Os instrumentos normativos escolares estão fundados na função pedagógica de que a ação de todos precisa ser estruturada a partir de limites que respeitem a coletividade, o respeito, direitos e obrigações de uns para com os outros. Para a violação da lei, o direito estabelece sanções, que devem ser consideradas no seu aspecto punitivo e pedagógico.

Todavia, o ambiente digital tem confirmado uma realidade inarredável: a tecnologia está isolando as pessoas, que estão perdendo a sua capacidade de ser coletividade. Estão com as referências éticas e os limites legais fragilizados.

A escola tem um papel essencial nesse momento da História: fomentar a reflexão sobre o que é ser civilização. E esse caminho se faz desde a educação infantil, com exercícios concretos sobre não poder fazer mal ao outro e o porquê.

As instituições de ensino têm empregado inúmeros esforços para adotar novas tecnologias, trazer experiências com a inteligência artificial, criar espaços de programação, ou seja, iniciativas necessárias para um mundo em transformação que precisam estar integradas à formação humana. 
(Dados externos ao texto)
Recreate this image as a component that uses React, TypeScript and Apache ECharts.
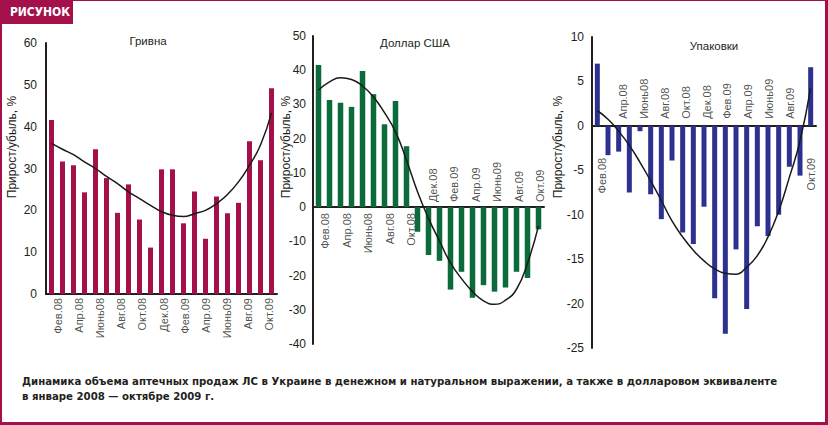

A par das novidades tecnológicas, não se pode perder a consciência de que elas são instrumento, não a essência da formação. Para bem dominar a técnica, é preciso existir conteúdo que a fundamente, salientando-se que a escola tem espaço ímpar para desenvolver iniciativas de educação digital voltada para o uso responsável, a formação de lideranças éticas, a reflexão sobre o que representa ser civilização.

Se não existir o reconhecimento de que a coletividade deve ser valorizada e protegida – com as suas diferenças e semelhanças –, as novidades tecnológicas poderão ter efeito catastrófico, o que já se percebe em vários ambientes. A escola tem lugar privilegiado. Deve ocupar esse espaço com consciência e segurança.